In python3, urlopen expects a byte stream for the POST data. this patch encodes the data in utf-8 before transmission. Essentially a hack, since a proper fix involves allowing the user to specify an encoding scheme of choice.
I'd accept a patch that properly encodes the data to a user defined encoding and sets the content type header appropriately.
In that case, can you suggest a preferred way? would adding an optional parameter (default: ISO-8859-1) to submit_form be okay?
Just found out that ISO-8859-1 is the default for a HTTP POST request when nothing is explicitly specified.
I admit that this is really tricky because of the signature of the user defined open_http() function, which we can't easily change without breaking code.

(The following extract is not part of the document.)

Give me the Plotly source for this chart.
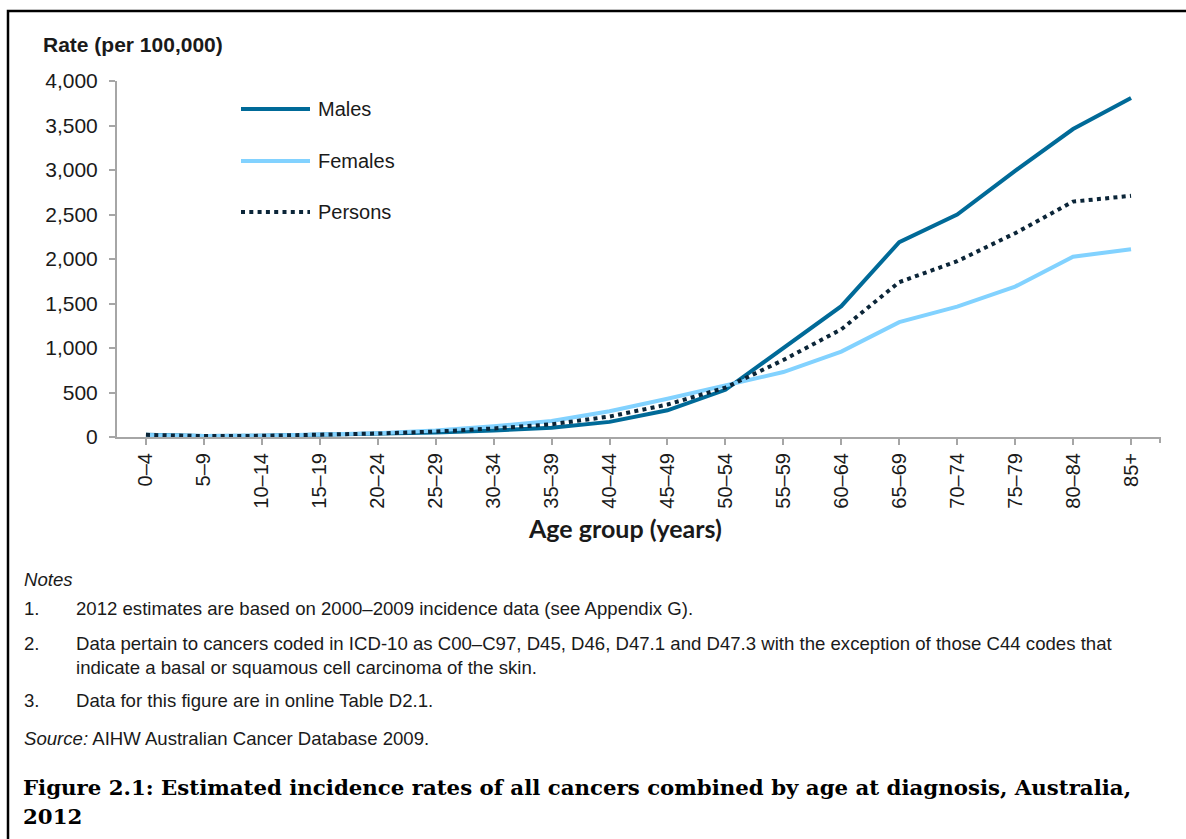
import plotly.graph_objects as go

# Age groups and incidence rates (per 100,000)
age_groups = ["0–4", "5–9", "10–14", "15–19", "20–24", "25–29", "30–34", "35–39", "40–44",
              "45–49", "50–54", "55–59", "60–64", "65–69", "70–74", "75–79", "80–84", "85+"]
males = [25, 11, 14, 24, 36, 50, 72, 105, 170, 300, 530, 1000, 1470, 2190, 2500, 2990, 3460, 3810]
females = [22, 10, 13, 22, 42, 72, 120, 180, 290, 430, 580, 730, 960, 1290, 1465, 1690, 2025, 2110]
persons = [24, 10, 13, 23, 39, 61, 96, 143, 230, 365, 555, 865, 1210, 1740, 1975, 2290, 2645, 2710]

y_ticks = [0, 500, 1000, 1500, 2000, 2500, 3000, 3500, 4000]

notes = [
    ("1.", "2012 estimates are based on 2000–2009 incidence data (see Appendix G)."),
    ("2.", "Data pertain to cancers coded in ICD-10 as C00–C97, D45, D46, D47.1 and D47.3 with the exception of those C44 codes that"),
    ("", "indicate a basal or squamous cell carcinoma of the skin."),
    ("3.", "Data for this figure are in online Table D2.1."),
]

MALE_COL = "#006a98"
FEMALE_COL = "#82d2ff"
PERSON_COL = "#0b2538"
AXIS_COL = "#a6a6a6"
TEXT_COL = "#1a1a1a"
PERSON_DASH = "4px,4.3px"

W, H = 1186, 839
L, R, T, B = 117, 1160, 81, 437   # plot area in pixels


def px_x(p):
    return (p - L) / (R - L)


def px_y(p):
    return (B - p) / (B - T)


fig = go.Figure()
fig.add_trace(go.Scatter(x=age_groups, y=males, mode="lines", name="Males",
                         line=dict(color=MALE_COL, width=4)))
fig.add_trace(go.Scatter(x=age_groups, y=females, mode="lines", name="Females",
                         line=dict(color=FEMALE_COL, width=4)))
fig.add_trace(go.Scatter(x=age_groups, y=persons, mode="lines", name="Persons",
                         line=dict(color=PERSON_COL, width=4, dash=PERSON_DASH)))

shapes = []
annotations = []

# legend drawn by hand so the long line samples match
legend_rows = [("Males", MALE_COL, "solid", 109), ("Females", FEMALE_COL, "solid", 161),
               ("Persons", PERSON_COL, PERSON_DASH, 212)]
for name, col, dash, py in legend_rows:
    shapes.append(dict(type="line", xref="paper", yref="paper",
                       x0=px_x(241), x1=px_x(310), y0=px_y(py), y1=px_y(py),
                       line=dict(color=col, width=4, dash=dash)))
    annotations.append(dict(text=name, xref="paper", yref="paper", x=px_x(316), y=px_y(py),
                            xanchor="left", yanchor="middle", showarrow=False,
                            font=dict(size=20, color=TEXT_COL)))

# outer border of the figure box
shapes.append(dict(type="rect", xref="paper", yref="paper",
                   x0=px_x(8), x1=px_x(1200), y0=px_y(11), y1=px_y(860),
                   line=dict(color="black", width=2.5), layer="below"))
# end tick on the x axis
shapes.append(dict(type="line", xref="paper", yref="paper",
                   x0=1, x1=1, y0=0, y1=px_y(443), line=dict(color=AXIS_COL, width=2)))

annotations.append(dict(text="<b>Rate (per 100,000)</b>", xref="paper", yref="paper",
                        x=px_x(41), y=px_y(45), xanchor="left", yanchor="middle",
                        showarrow=False, font=dict(size=21, color=TEXT_COL)))
annotations.append(dict(text="<b>Age group (years)</b>", xref="paper", yref="paper",
                        x=px_x(625), y=px_y(528), xanchor="center", yanchor="middle",
                        showarrow=False, font=dict(family="Lato", size=25, color=TEXT_COL)))

NOTE_SIZE = 18.6
annotations.append(dict(text="<i>Notes</i>", xref="paper", yref="paper",
                        x=px_x(22), y=px_y(579), xanchor="left", yanchor="middle",
                        showarrow=False, font=dict(size=NOTE_SIZE, color=TEXT_COL)))
note_y = [608, 643, 667, 700]
for (num, txt), py in zip(notes, note_y):
    if num:
        annotations.append(dict(text=num, xref="paper", yref="paper", x=px_x(22), y=px_y(py),
                                xanchor="left", yanchor="middle", showarrow=False,
                                font=dict(size=NOTE_SIZE, color=TEXT_COL)))
    annotations.append(dict(text=txt, xref="paper", yref="paper", x=px_x(74), y=px_y(py),
                            xanchor="left", yanchor="middle", showarrow=False,
                            font=dict(size=NOTE_SIZE, color=TEXT_COL)))
annotations.append(dict(text="<i>Source:</i> AIHW Australian Cancer Database 2009.",
                        xref="paper", yref="paper", x=px_x(22), y=px_y(738),
                        xanchor="left", yanchor="middle", showarrow=False,
                        font=dict(size=NOTE_SIZE, color=TEXT_COL)))

caption = ["Figure 2.1: Estimated incidence rates of all cancers combined by age at diagnosis, Australia,",
           "2012"]
for line, py in zip(caption, [787, 817]):
    annotations.append(dict(text="<b>" + line + "</b>", xref="paper", yref="paper",
                            x=px_x(21), y=px_y(py), xanchor="left", yanchor="middle",
                            showarrow=False,
                            font=dict(family="DejaVu Serif", size=21.3, color="black")))

fig.update_layout(
    width=W, height=H,
    margin=dict(l=L, r=W - R, t=T, b=H - B, pad=0),
    paper_bgcolor="white", plot_bgcolor="white",
    font=dict(family="Liberation Sans, Arial", size=19, color=TEXT_COL),
    showlegend=False,
    shapes=shapes,
    annotations=annotations,
    xaxis=dict(type="category", range=[-0.5, 17.5], tickangle=-90,
               showgrid=False, zeroline=False, showline=True, linecolor=AXIS_COL, linewidth=2,
               ticks="outside", ticklen=6, tickcolor=AXIS_COL, tickwidth=2,
               tickfont=dict(size=20, color=TEXT_COL)),
    yaxis=dict(range=[0, 4000], tickvals=y_ticks, tickformat=",d",
               showgrid=False, zeroline=False, showline=True, linecolor=AXIS_COL, linewidth=2,
               ticks="outside", ticklen=6, tickcolor=AXIS_COL, tickwidth=2,
               ticklabelstandoff=7,
               tickfont=dict(size=21, color=TEXT_COL)),
)

# drop the browser's default 8px body margin so the figure sits at the page origin
fig.write_html("out.html", config={"displayModeBar": False},
               post_script="document.body.style.margin='0';")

OTOH, if users provide their own urlopen function, I think we can assume that they know how to deal with encoding the form data, so it should be enough to handle only the default case. So, yes, add an optional parameter that only gets passed through into open_http_urllib(), not into a user provided open_http().
While taking a look, I also noticed that the docstring is outdated. It would be nice if you could clean that up while you're at it anyway.
Thanks for giving it a try.
@scoder I have added an optional parameter to submit_form, which gets passed only to open_http_urllib and not user-defined open_http, just as you suggested. I defaulted to ISO-8859-1 since it is the default for POST.
Most browsers do not set any headers on a direct POST request, and I cave decided to do the same.
I am unsure of changes to the docstring, and have left it untouched as of now.
Please find the new commit in the same branch, phanimahesh:patch-2.
@scoder Have you reviewed the diff?
If there are any objections/comments/suggestions, please let me know.
gentle ping @scoder
The fix is simpler: data = urlencode(values).encode('ascii', 'strict'). Urlencoded value may contain only subset of ascii characters.
data = urlencode(values).encode('ascii', 'strict')
Note: it is unrelated to the character encoding that urlencode() itself uses (encoding parameter). That encoding may be calculated using description for html5 "Selecting a form submission encoding". btw, the default is UTF-8, not ISO-8859-1.
The character encoding was selected to match the default expected value for a POST request. But from the specification on how to select the form submission encoding in general, I agree that it must be UTF-8. And @scoder specifically requested that the user should be able to specify encoding here, hence I had to introduce an optional parameter.
In the code, GET request is being handled separately. Should the url encoding be specified there, at L915: url += urlencode(values)? Also, should we follow the complete detection algorithm as specified in the w3 spec and drop the optional parameter?
L915: url += urlencode(values)
There are two character encodings here.
One encoding is used to convert "urlencoded" Unicode string (that never ever contains non-ascii characters) into bytes to be accepted as data argument for urlopen() function as said in the urlencode() docs to avoid TypeError to fix the LP bug. It is an artifact of Python implementation that application/x-www-form-urlencoded data is returned as Unicode. The result of urlencoding is inherently a byte stream. ascii is always a safe choice here (though other ascii-based encoding also would work and produce the same byte sequence).
Another encoding is unrelated to the issue. It is the character encoding used before "percent encoding" is applied. It is the form submission encoding.
As I understand it, @scoder talks about the second character encoding. Changing it, configuring it doesn't fix TypeError.
GET request is unrelated to the issue. urlopen() should accept url as a Unicode string here.